### STORED DATA
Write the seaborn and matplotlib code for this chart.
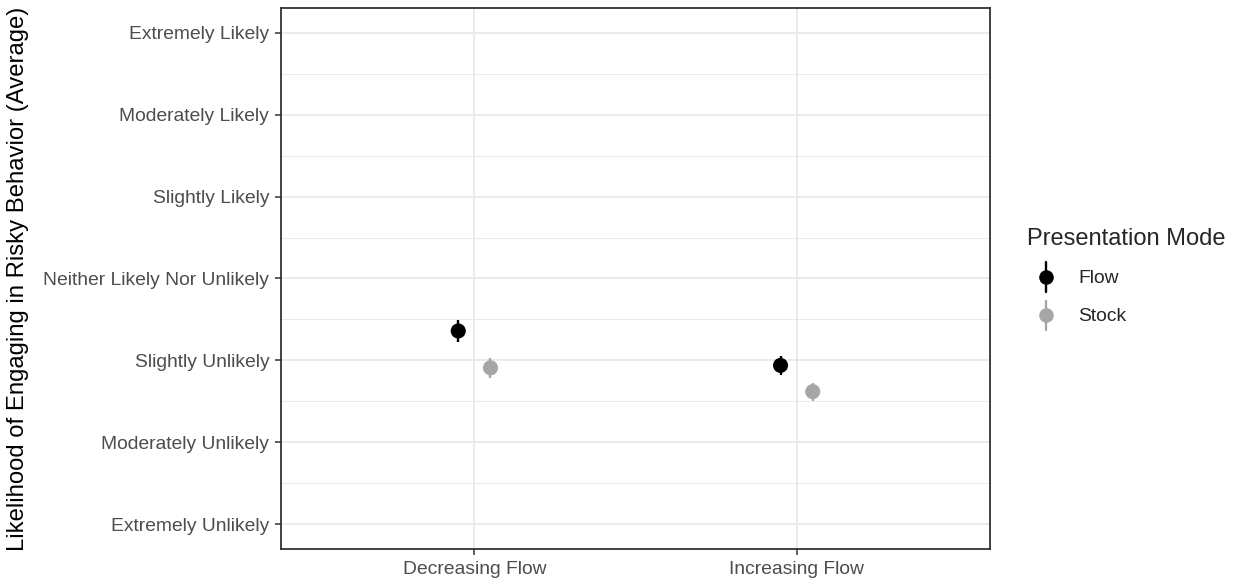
import numpy as np
import pandas as pd
import matplotlib
matplotlib.use("Agg")
import matplotlib.pyplot as plt
import seaborn as sns
from matplotlib.lines import Line2D
from matplotlib.legend_handler import HandlerBase

# Data
conditions = ["Decreasing Flow", "Increasing Flow"]
modes = ["Flow", "Stock"]
flow_means = [3.36, 2.94]
stock_means = [2.91, 2.62]
flow_err = [0.13, 0.12]
stock_err = [0.12, 0.11]
likert_labels = ["Extremely Unlikely", "Moderately Unlikely", "Slightly Unlikely",
                 "Neither Likely Nor Unlikely", "Slightly Likely",
                 "Moderately Likely", "Extremely Likely"]

colors = {"Flow": "#000000", "Stock": "#A6A6A6"}
dodge = {"Flow": -0.05, "Stock": 0.05}

rows = []
for i, c in enumerate(conditions):
    rows.append(dict(condition=c, mode="Flow", mean=flow_means[i], err=flow_err[i]))
    rows.append(dict(condition=c, mode="Stock", mean=stock_means[i], err=stock_err[i]))
df = pd.DataFrame(rows)
df["xpos"] = df["condition"].map({c: i for i, c in enumerate(conditions)}) + df["mode"].map(dodge)

sns.set_theme(style="white")
plt.rcParams["font.family"] = ["Liberation Sans", "DejaVu Sans"]

fig = plt.figure(figsize=(12.33, 5.81), dpi=100)
ax = fig.add_axes([281 / 1233, 1 - 549 / 581, (990 - 281) / 1233, (549 - 8) / 581])

# grid lines (major + minor)
for y in np.arange(1, 8):
    ax.axhline(y, color="#EBEBEB", lw=1.4, zorder=0)
for y in np.arange(1.5, 7.0, 1.0):
    ax.axhline(y, color="#EBEBEB", lw=0.7, zorder=0)
for x in range(len(conditions)):
    ax.axvline(x, color="#EBEBEB", lw=1.4, zorder=0)

for _, r in df.iterrows():
    ax.errorbar(r["xpos"], r["mean"], yerr=r["err"], fmt="none",
                ecolor=colors[r["mode"]], elinewidth=1.7, capsize=0, zorder=2)

sns.scatterplot(data=df, x="xpos", y="mean", hue="mode", palette=colors,
                s=118, edgecolor="none", ax=ax, legend=False, zorder=3)

ax.set_xlim(-0.6, 1.6)
ax.set_ylim(0.7, 7.3)
ax.set_xticks(range(len(conditions)))
ax.set_xticklabels(conditions)
ax.set_yticks(range(1, 8))
ax.set_yticklabels(likert_labels)
ax.set_xlabel("")
ax.set_ylabel("Likelihood of Engaging in Risky Behavior (Average)", fontsize=17.2,
              color="black", labelpad=10)

ax.tick_params(axis="both", which="major", length=4.5, width=1.1, color="#333333",
               labelsize=13.9, labelcolor="#4D4D4D", pad=4, left=True, bottom=True)
for s in ax.spines.values():
    s.set_color("#333333")
    s.set_linewidth(1.3)


class PointRangeHandler(HandlerBase):
    """Legend key: a vertical range line with a point in the middle."""
    def create_artists(self, legend, orig_handle, xdescent, ydescent,
                       width, height, fontsize, trans):
        c = orig_handle.get_color()
        cx = width / 2 - xdescent
        cy = height / 2 - ydescent
        half = 10.5
        line = Line2D([cx, cx], [cy - half, cy + half], color=c, lw=1.7,
                      transform=trans)
        pt = Line2D([cx], [cy], marker="o", markersize=10.5, color=c,
                    markeredgewidth=0, linestyle="none", transform=trans)
        return [line, pt]


handles = [Line2D([0], [0], color=colors[m]) for m in modes]
leg = fig.legend(handles, modes, title="Presentation Mode", loc="upper left",
                 bbox_to_anchor=(1027 / 1233, 1 - 228 / 581), frameon=False,
                 borderpad=0, borderaxespad=0,
                 fontsize=13.9, title_fontsize=17.0, handlelength=2.0,
                 handleheight=1.5, handletextpad=0.64, labelspacing=0.75,
                 handler_map={Line2D: PointRangeHandler()})
leg._legend_box.align = "left"
leg._legend_box.sep = 11

fig.savefig("out.png", dpi=100)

### WHAT YOU NEED TO DO
Everything from the first line of the listing above through the line that contains "from matplotlib.legend_handler import" is to be restated word for word, minus the pictures.

### WRITTEN RESPONSE
Write the seaborn and matplotlib code for this chart.
import numpy as np
import pandas as pd
import matplotlib
matplotlib.use("Agg")
import matplotlib.pyplot as plt
import seaborn as sns
from matplotlib.lines import Line2D
from matplotlib.legend_handler import HandlerBase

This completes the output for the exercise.